Tally the lines containing the word "Write", and report the tally alone.

%%

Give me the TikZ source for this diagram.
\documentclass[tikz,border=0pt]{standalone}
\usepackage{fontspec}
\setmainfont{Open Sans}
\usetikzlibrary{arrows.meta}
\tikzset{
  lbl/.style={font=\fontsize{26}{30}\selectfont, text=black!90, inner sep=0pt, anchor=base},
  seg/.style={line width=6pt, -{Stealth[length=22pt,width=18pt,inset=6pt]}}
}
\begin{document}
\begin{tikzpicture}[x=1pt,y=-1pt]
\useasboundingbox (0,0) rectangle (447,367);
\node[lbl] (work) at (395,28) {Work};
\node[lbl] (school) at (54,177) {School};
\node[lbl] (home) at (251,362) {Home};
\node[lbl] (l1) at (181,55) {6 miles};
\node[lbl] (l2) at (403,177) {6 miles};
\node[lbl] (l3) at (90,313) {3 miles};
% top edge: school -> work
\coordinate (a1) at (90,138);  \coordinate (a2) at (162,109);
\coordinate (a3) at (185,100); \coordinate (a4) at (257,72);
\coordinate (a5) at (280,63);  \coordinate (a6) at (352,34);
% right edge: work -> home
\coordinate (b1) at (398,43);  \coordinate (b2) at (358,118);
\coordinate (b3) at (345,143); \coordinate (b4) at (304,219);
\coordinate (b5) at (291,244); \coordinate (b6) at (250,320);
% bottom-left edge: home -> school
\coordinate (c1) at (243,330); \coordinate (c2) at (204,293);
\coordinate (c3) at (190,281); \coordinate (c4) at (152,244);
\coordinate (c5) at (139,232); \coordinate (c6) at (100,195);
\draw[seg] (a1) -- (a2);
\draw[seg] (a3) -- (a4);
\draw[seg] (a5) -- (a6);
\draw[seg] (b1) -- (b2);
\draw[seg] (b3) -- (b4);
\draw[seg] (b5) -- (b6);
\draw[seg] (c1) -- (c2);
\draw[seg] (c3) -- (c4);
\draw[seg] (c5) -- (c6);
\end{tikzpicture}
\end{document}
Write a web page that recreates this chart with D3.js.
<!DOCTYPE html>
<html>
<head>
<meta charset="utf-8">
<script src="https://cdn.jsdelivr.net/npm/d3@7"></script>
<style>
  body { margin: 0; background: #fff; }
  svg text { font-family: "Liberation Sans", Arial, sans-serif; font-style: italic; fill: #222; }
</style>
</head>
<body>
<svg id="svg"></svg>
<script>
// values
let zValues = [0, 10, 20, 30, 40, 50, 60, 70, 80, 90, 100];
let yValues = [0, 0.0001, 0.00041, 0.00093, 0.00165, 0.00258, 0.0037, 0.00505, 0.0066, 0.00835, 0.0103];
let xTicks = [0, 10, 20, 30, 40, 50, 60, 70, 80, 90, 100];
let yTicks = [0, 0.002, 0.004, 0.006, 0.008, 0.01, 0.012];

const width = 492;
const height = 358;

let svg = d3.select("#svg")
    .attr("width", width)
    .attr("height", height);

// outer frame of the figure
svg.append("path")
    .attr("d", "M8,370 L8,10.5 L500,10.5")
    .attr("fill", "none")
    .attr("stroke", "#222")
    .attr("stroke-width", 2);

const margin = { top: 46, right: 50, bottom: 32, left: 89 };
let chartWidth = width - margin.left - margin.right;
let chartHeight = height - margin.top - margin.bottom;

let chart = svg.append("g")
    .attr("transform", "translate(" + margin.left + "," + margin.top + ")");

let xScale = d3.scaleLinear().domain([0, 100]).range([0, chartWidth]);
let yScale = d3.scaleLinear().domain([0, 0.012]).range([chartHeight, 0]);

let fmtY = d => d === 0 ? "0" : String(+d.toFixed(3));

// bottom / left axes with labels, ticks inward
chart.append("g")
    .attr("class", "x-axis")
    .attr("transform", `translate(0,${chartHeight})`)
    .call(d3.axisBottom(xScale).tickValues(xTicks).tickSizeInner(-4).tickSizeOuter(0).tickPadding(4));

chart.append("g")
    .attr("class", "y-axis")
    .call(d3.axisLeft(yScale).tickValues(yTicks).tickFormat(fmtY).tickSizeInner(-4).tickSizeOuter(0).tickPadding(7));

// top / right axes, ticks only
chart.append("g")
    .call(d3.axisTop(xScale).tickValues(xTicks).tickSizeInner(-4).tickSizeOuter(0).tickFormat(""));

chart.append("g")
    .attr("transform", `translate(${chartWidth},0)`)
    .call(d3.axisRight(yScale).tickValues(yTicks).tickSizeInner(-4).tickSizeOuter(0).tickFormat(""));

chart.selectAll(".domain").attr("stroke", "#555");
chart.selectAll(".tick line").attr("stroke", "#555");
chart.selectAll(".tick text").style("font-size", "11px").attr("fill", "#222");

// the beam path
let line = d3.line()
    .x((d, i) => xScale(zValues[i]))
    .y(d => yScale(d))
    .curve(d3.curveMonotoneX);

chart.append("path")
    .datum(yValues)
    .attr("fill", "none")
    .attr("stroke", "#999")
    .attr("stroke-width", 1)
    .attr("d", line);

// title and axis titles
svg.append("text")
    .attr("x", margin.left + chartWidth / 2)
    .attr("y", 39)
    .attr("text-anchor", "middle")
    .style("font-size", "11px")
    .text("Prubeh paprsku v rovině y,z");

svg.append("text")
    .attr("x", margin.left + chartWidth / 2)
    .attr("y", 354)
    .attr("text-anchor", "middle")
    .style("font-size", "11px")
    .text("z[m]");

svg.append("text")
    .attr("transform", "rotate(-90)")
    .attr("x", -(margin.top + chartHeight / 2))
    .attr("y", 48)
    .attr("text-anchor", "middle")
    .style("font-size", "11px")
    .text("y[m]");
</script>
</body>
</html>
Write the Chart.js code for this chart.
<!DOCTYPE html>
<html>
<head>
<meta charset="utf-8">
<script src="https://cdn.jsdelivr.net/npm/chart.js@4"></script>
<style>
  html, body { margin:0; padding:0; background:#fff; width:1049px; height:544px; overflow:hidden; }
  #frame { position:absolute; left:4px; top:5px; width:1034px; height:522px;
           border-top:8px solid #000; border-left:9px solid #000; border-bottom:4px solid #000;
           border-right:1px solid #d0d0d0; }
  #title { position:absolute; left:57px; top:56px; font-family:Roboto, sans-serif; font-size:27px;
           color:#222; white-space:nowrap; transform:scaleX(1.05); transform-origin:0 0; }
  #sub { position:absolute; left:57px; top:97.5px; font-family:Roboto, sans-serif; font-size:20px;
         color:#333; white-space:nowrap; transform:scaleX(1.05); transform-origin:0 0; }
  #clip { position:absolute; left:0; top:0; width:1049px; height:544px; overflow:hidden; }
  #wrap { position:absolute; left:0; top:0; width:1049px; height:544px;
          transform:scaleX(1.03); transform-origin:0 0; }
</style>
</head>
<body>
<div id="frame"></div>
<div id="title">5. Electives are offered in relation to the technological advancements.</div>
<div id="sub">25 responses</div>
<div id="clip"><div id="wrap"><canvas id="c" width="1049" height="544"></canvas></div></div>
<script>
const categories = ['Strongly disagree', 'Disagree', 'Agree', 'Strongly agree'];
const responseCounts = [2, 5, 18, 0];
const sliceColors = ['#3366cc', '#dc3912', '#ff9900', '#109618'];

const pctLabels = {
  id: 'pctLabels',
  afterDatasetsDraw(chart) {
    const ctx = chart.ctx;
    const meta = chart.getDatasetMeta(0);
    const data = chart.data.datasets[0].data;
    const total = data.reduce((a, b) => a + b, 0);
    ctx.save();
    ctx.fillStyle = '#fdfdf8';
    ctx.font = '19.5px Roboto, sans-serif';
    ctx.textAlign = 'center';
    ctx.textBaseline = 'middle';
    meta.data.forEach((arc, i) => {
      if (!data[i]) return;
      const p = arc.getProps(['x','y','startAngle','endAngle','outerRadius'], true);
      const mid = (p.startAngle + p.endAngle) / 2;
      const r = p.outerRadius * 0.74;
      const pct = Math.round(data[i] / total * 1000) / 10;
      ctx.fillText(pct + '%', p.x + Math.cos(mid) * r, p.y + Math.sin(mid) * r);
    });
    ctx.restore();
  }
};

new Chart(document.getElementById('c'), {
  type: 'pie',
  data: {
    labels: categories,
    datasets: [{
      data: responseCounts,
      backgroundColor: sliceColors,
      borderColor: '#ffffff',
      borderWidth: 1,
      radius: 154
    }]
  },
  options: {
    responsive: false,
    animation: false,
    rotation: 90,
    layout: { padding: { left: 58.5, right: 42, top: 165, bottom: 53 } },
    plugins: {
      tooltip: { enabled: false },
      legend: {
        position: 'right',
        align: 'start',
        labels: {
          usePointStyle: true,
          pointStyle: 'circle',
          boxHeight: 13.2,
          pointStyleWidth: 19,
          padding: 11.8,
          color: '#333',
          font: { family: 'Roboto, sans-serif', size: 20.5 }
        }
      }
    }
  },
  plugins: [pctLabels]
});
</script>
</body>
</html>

%%

REPLY TO THE EXERCISE: 2